What I am stating, then, is that Kiwi-Asian poetry is burgeoning and ballooning into another fascinating Other voice to join and juxtapose the until-recent dominant - domineering Aotearoa monotone. (All the more reason to read Alison's cogent delineation of historical and contemporary scenes in her excellent multitiered/lingual essay from The Griffith Review.)  Where Alison writes in her fine essay, “Māori also had limited English and suffered racism” - which is why these two 'minoritised' groupings initially gelled in mutual marginalisation — I would hope that nowadays any such stygmatisation is well gone/going for good and sense that poetry here is opening out into vast new and exciting vistas, is 'unfossilizing' itself. Finally.

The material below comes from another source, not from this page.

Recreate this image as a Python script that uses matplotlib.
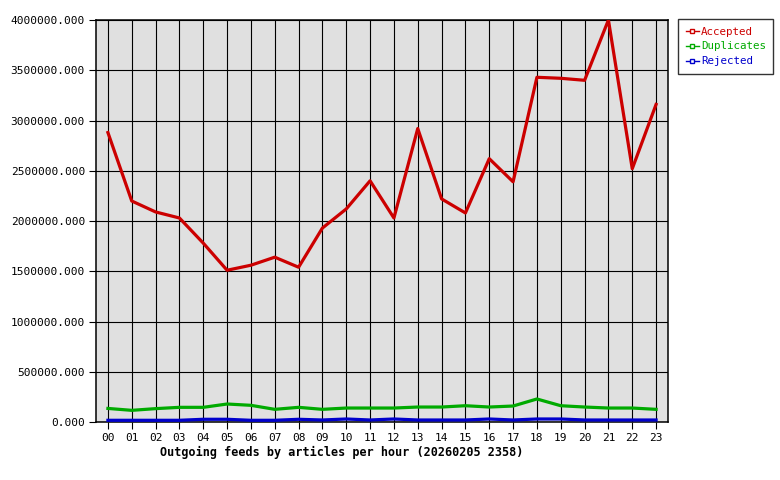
import matplotlib
matplotlib.use('Agg')
import matplotlib.pyplot as plt
from matplotlib.lines import Line2D

hours = ['00', '01', '02', '03', '04', '05', '06', '07', '08', '09', '10', '11',
         '12', '13', '14', '15', '16', '17', '18', '19', '20', '21', '22', '23']
accepted = [2880000, 2199000, 2090000, 2030000, 1780000, 1510000, 1560000, 1640000,
            1540000, 1930000, 2120000, 2400000, 2030000, 2920000, 2220000, 2080000,
            2620000, 2390000, 3430000, 3420000, 3400000, 4000000, 2520000, 3160000]
duplicates = [135000, 116000, 133000, 146000, 146000, 179000, 166000, 126000,
              146000, 126000, 139000, 139000, 139000, 149000, 149000, 162000,
              149000, 159000, 229000, 162000, 149000, 139000, 139000, 126000]
rejected = [17000, 17000, 17000, 17000, 27000, 27000, 17000, 17000,
            27000, 20000, 30000, 20000, 30000, 20000, 20000, 20000,
            30000, 20000, 30000, 30000, 20000, 20000, 20000, 20000]
yticks = [0, 500000, 1000000, 1500000, 2000000, 2500000, 3000000, 3500000, 4000000]
colors = ['#cc0000', '#00aa00', '#0000cc']

plt.rcParams['font.family'] = ['DejaVu Sans Mono']

fig = plt.figure(figsize=(7.8, 4.8), dpi=100)
ax = fig.add_axes([96/780, 58/480, 572/780, 402/480])
ax.set_facecolor('#e0e0e0')

x = list(range(len(hours)))
ax.plot(x, accepted, color=colors[0], lw=2.3, zorder=3)
ax.plot(x, duplicates, color=colors[1], lw=2.3, zorder=3)
ax.plot(x, rejected, color=colors[2], lw=2.3, zorder=3)

ax.set_xlim(-0.5, 23.5)
ax.set_ylim(0, 4000000)
ax.set_xticks(x)
ax.set_xticklabels(hours, fontsize=8)
ax.set_yticks(yticks)
ax.set_yticklabels(['%.3f' % v for v in yticks], fontsize=8)
ax.grid(True, color='black', lw=0.8, zorder=1)
ax.set_axisbelow(True)
ax.tick_params(direction='out', length=5, width=0.8, color='black', pad=3)
for s in ax.spines.values():
    s.set_linewidth(1.1)

fig.text(342/780, 1 - 452/480,
         'Outgoing feeds by articles per hour (20260205 2358)',
         fontsize=8.5, fontweight='bold', ha='center', va='center')

handles = [Line2D([], [], color=c, lw=1, marker='s', markersize=3,
                  markerfacecolor='white', markeredgecolor=c)
           for c in colors]
leg = fig.legend(handles, ['Accepted', 'Duplicates', 'Rejected'],
                 loc='upper left', bbox_to_anchor=(678/780, 1 - 19/480),
                 prop={'size': 7.8}, frameon=True, fancybox=False,
                 handlelength=1.2, handletextpad=0.2, borderpad=0.7,
                 labelspacing=0.45, borderaxespad=0)
leg.get_frame().set_edgecolor('black')
leg.get_frame().set_linewidth(1)
for t, c in zip(leg.get_texts(), colors):
    t.set_color(c)

fig.savefig('out.png', dpi=100, facecolor='white')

Something that a further poem by Greg Kan breathes, as he slipped in here via an open window —

When cleaning the flat the things she frequented most ash hair rice urine skin. She took the bucket to where the dogs were tied up.The ways in which things that were, still are. She got permission from the teacher. She put on her hallway pass. She woke up in a small bedroom with a skylight. She went downstairs. This is not the place I started in, she said, although I’m not sure I would recognize that anyway. She woke up in the shed with her rifle. She remembers not being able to say a word. To know that she had mass, and impacted the bodies around her. She learnt to check ears eyes nose teeth and skin all over. A hammock in which her pulse rose and fell.

Because for Greg, “I often employ non-linear and parallel narratives, disjunction, extreme scale-dependency on the one hand and cross-scale extension on the other, entangled and confused selves and code-switching as procedures...”

LINKS to Alison Wong — the New Zealand Book Council page; as well as her at the 201o Auckland Writer's Festival in a You Tube moment or three...

Finally, thank you to Alison — I do hope things settle down for you now. & Greg, I have closed that window again — it is time for me to go toward another room.